Starting at the first line of the listing below, retype each line up to and including the one that contains "0.7, 0.7, 0.7]". Leave pictures out.

Dataset extract -
+ + + + +
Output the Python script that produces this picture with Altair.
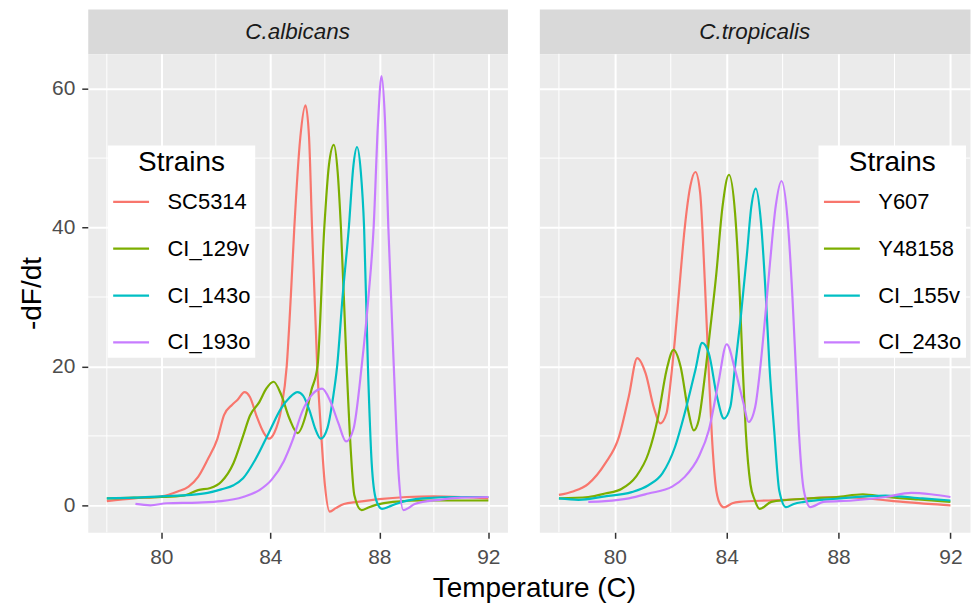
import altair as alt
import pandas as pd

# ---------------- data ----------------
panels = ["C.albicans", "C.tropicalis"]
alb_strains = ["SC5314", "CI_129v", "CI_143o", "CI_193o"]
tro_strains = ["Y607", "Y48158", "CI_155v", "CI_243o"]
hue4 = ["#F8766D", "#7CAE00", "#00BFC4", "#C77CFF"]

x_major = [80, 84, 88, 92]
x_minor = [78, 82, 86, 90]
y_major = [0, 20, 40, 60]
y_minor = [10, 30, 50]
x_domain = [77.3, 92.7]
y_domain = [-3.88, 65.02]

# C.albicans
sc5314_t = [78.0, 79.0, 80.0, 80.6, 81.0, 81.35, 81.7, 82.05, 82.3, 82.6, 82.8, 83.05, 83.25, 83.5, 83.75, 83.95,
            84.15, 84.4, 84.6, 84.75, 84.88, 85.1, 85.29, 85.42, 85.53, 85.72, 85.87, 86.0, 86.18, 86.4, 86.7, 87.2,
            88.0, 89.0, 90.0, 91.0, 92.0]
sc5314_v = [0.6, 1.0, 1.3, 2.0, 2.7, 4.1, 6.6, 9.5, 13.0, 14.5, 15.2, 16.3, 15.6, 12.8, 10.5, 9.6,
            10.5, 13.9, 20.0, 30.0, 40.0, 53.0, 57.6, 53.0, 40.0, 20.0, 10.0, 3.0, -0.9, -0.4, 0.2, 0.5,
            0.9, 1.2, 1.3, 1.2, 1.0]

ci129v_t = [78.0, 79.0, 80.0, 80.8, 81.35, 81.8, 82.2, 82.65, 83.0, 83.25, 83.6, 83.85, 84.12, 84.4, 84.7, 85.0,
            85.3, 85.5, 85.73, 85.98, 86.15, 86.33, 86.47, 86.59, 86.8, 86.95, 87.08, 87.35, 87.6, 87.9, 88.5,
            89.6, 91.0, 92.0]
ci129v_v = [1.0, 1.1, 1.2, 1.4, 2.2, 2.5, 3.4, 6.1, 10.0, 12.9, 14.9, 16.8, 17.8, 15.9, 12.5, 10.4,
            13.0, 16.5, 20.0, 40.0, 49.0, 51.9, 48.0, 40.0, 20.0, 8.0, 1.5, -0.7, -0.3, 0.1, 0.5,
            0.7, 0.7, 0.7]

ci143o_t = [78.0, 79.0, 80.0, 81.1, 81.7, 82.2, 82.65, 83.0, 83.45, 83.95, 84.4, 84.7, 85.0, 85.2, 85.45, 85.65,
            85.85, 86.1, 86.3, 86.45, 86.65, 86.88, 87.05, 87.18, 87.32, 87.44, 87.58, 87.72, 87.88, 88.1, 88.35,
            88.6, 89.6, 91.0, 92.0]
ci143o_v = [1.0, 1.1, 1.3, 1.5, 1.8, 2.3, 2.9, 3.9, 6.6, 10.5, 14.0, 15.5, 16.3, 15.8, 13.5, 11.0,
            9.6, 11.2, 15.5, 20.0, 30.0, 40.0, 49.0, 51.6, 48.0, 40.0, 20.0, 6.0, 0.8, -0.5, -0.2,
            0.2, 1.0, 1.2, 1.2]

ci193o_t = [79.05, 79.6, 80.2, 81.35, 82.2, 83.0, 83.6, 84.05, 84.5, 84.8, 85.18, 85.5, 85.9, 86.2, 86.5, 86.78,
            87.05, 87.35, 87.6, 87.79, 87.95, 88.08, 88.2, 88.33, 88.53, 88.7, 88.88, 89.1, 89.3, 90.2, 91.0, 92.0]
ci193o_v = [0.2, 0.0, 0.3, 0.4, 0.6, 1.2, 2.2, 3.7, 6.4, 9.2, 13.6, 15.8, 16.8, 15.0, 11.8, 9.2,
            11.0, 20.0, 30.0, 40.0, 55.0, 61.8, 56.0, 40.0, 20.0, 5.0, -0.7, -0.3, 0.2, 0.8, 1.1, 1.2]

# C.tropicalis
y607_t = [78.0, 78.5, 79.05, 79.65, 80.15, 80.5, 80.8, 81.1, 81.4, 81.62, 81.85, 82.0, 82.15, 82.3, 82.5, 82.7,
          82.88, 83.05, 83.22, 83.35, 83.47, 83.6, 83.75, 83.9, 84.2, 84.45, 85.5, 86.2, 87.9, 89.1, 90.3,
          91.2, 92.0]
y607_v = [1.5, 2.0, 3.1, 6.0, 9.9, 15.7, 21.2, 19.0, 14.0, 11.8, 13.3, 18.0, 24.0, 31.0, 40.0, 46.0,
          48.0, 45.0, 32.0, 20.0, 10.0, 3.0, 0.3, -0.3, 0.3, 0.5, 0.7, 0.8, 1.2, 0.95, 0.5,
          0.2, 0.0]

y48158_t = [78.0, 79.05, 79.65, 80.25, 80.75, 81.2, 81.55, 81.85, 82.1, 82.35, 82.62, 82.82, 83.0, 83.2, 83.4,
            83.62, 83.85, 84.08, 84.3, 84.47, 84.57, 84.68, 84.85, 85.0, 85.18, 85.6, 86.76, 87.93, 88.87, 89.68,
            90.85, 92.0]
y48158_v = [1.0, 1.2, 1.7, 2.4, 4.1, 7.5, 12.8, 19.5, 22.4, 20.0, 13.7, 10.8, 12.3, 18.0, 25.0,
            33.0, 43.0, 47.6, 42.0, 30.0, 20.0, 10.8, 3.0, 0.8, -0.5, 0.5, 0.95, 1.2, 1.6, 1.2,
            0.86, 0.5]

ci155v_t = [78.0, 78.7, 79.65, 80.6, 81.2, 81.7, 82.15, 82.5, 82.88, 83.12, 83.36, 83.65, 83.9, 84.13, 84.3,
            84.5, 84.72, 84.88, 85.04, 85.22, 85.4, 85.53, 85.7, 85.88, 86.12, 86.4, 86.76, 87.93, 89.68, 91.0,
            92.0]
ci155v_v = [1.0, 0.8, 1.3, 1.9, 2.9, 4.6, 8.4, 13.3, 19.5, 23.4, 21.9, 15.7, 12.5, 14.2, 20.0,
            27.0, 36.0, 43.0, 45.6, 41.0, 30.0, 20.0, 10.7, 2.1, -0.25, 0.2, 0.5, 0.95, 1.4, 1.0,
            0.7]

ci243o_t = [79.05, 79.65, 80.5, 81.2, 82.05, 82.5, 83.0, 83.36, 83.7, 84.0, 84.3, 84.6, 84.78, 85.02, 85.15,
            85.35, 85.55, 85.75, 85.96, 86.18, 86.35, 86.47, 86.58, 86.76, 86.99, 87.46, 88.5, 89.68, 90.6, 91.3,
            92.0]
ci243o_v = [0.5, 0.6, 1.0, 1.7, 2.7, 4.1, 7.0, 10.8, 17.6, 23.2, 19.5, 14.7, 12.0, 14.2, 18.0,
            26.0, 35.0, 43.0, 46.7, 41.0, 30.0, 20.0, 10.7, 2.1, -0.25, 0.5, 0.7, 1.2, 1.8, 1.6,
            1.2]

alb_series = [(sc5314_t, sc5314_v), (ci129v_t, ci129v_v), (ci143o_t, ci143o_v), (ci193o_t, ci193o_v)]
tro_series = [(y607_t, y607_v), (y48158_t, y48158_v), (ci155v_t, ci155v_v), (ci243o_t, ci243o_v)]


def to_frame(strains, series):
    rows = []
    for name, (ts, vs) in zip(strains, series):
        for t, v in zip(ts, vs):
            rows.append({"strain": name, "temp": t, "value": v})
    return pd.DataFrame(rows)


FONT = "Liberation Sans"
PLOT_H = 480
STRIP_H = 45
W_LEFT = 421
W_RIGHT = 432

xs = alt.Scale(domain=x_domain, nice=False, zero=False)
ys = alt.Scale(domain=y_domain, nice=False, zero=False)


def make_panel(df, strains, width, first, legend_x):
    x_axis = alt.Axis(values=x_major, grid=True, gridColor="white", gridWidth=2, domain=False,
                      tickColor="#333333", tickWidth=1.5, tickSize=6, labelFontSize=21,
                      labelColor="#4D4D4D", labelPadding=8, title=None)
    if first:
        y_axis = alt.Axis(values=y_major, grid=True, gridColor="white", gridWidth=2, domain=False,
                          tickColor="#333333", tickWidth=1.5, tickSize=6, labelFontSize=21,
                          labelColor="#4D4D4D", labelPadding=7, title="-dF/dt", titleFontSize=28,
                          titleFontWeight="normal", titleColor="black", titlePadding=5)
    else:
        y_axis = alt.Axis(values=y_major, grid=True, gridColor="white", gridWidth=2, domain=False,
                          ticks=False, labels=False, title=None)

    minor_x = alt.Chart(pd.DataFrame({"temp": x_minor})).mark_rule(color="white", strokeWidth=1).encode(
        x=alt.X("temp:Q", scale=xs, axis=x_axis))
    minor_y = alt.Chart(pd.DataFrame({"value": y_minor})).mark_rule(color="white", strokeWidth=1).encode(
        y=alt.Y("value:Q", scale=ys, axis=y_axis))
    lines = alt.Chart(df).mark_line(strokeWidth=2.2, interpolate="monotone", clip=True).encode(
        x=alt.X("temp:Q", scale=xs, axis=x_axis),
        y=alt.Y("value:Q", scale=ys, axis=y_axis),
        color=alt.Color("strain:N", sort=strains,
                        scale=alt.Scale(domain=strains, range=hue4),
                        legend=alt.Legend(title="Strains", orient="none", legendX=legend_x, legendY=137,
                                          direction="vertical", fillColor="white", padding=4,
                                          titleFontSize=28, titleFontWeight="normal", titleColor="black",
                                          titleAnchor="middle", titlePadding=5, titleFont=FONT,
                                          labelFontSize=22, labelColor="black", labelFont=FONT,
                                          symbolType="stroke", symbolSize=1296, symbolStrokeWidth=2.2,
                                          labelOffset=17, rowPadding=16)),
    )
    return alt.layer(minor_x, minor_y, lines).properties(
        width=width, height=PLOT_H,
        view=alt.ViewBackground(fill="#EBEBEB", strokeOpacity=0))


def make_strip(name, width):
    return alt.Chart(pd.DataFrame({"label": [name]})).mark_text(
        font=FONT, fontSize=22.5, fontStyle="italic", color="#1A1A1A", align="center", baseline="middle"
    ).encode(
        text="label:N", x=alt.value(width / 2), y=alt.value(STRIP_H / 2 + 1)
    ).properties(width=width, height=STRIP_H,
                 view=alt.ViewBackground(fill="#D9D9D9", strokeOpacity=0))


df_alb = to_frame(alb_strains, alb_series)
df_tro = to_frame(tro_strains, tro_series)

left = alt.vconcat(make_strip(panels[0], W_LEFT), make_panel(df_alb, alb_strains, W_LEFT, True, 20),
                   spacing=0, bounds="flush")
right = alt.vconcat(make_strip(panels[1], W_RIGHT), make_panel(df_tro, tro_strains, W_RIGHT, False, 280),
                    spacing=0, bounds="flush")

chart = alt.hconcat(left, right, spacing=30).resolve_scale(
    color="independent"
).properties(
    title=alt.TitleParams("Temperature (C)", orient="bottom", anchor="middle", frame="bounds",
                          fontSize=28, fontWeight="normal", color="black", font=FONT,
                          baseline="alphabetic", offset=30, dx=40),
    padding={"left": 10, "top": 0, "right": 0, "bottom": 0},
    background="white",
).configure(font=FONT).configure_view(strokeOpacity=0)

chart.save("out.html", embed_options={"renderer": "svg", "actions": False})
+ + + + +
Solution to this task -
Output the Python script that produces this picture with Altair.
import altair as alt
import pandas as pd

# ---------------- data ----------------
panels = ["C.albicans", "C.tropicalis"]
alb_strains = ["SC5314", "CI_129v", "CI_143o", "CI_193o"]
tro_strains = ["Y607", "Y48158", "CI_155v", "CI_243o"]
hue4 = ["#F8766D", "#7CAE00", "#00BFC4", "#C77CFF"]

x_major = [80, 84, 88, 92]
x_minor = [78, 82, 86, 90]
y_major = [0, 20, 40, 60]
y_minor = [10, 30, 50]
x_domain = [77.3, 92.7]
y_domain = [-3.88, 65.02]

# C.albicans
sc5314_t = [78.0, 79.0, 80.0, 80.6, 81.0, 81.35, 81.7, 82.05, 82.3, 82.6, 82.8, 83.05, 83.25, 83.5, 83.75, 83.95,
            84.15, 84.4, 84.6, 84.75, 84.88, 85.1, 85.29, 85.42, 85.53, 85.72, 85.87, 86.0, 86.18, 86.4, 86.7, 87.2,
            88.0, 89.0, 90.0, 91.0, 92.0]
sc5314_v = [0.6, 1.0, 1.3, 2.0, 2.7, 4.1, 6.6, 9.5, 13.0, 14.5, 15.2, 16.3, 15.6, 12.8, 10.5, 9.6,
            10.5, 13.9, 20.0, 30.0, 40.0, 53.0, 57.6, 53.0, 40.0, 20.0, 10.0, 3.0, -0.9, -0.4, 0.2, 0.5,
            0.9, 1.2, 1.3, 1.2, 1.0]

ci129v_t = [78.0, 79.0, 80.0, 80.8, 81.35, 81.8, 82.2, 82.65, 83.0, 83.25, 83.6, 83.85, 84.12, 84.4, 84.7, 85.0,
            85.3, 85.5, 85.73, 85.98, 86.15, 86.33, 86.47, 86.59, 86.8, 86.95, 87.08, 87.35, 87.6, 87.9, 88.5,
            89.6, 91.0, 92.0]
ci129v_v = [1.0, 1.1, 1.2, 1.4, 2.2, 2.5, 3.4, 6.1, 10.0, 12.9, 14.9, 16.8, 17.8, 15.9, 12.5, 10.4,
            13.0, 16.5, 20.0, 40.0, 49.0, 51.9, 48.0, 40.0, 20.0, 8.0, 1.5, -0.7, -0.3, 0.1, 0.5,
            0.7, 0.7, 0.7]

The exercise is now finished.